Economiquement parlant, par rapport aux "locatiers" ou aux salariés agricoles (qui travaillaient pour les métayers), les métayers n'étaient pas les plus mal lotis. Remarquons aussi que dans le même temps, des corvées étaient aussi effectuées au bénéfice de la collectivité (la commune) pour l’entretien des chemins, par exemple. Mais celles exigées du propriétaire, un travail gratuit à une époque où les paysans, notamment ceux qui habitaient à proximité d'une des nouvelles lignes de chemin de fer, migraient vers les villes (et Paris) et asprient à un emploi salarié, furent de plus en plus mal perçues.
Ce que l’on sait moins, c'est que ce type de dispositions (les corvées) se trouve aussi dans les baux à fermage, comme celui-ci.
Entre les soussignés Mademoiselle GIVAUDAN, propriétaire à CHATILLON, Allier et Monsieur et Madame LAURENT Antoine, fermier à CHATILLON, il a été convenu ce qui suit :
Mademoiselle GIVAUDAN afferme à Monsieur et Madame LAURENT Antoine pour neuf années consécutives qui commencent le onze novembre 1904 pour prendre fin le onze novembre 1913, une petite propriété située à CHATILLON, moyennant le prix annuel de cinq cents francs, payables le onze novembre de chaque année.
Les preneurs ne prendront pas de cheptel et ne seront pas tenus d’en laisser à leur sortie. Ils ne prendront ni trèfle ni luzerne et n’en laisseront pas. Ils emblaveront à leur entrée mais n’emblaveront pas à leur sortie. Ils devront laisser les foins engrangés à leur sortie comme ils les ont pris. Ils devront aussi laisser deux milles de paille pesés. Les preneurs devront faire consommer les foins dans la propriété, quant à la paille, ils en disposeront comme bon leur semblera. Les preneurs n’ayant pas pris de fumier à leur entrée ne seront pas tenus d’en laisser à leur sortie. Les preneurs auront droit au puits de village pour la préparation des aliments seulement. Pour les lessives et les besoins des animaux, ils devront prendre l’eau aux fontaines.

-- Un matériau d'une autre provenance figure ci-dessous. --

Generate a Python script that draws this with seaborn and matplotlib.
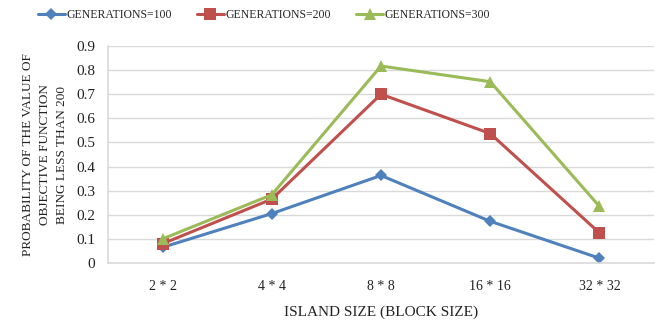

Les preneurs seront tenus de faire annuellement six charrois pour l’usage personnel de Mademoiselle GIVAUDAN. Ils ne tiendront pas de chèvre et ne supporteront pas qu’il en soit introduite dans les biens affermés.
Mademoiselle GIVAUDAN cède aux preneurs sans garantie des contenances, les bâtiments de la Croix, avec le jardin qui en dépend, les champs de la Croix, le champ de la FONS, le champ de la PLACE, un héritage dit les COTES, deux prés désignés sous le nom de pré CLEMENT. Dans le petit pré qui avoisine la maison DUCOUT, les preneurs devront laisser la grandeur d’un tour d’échelle sans couper ni faire manger l’herbe. Les charges sont évaluées à 12 francs.
CHATILLON le 10 novembre 1904
Signé Liliane GIVAUDAN et LAURENT
Reçu onze francs cinquante centimes.
Nota : On remarque que Melle GIVAUDAN était aussi propriétaire du puits du village.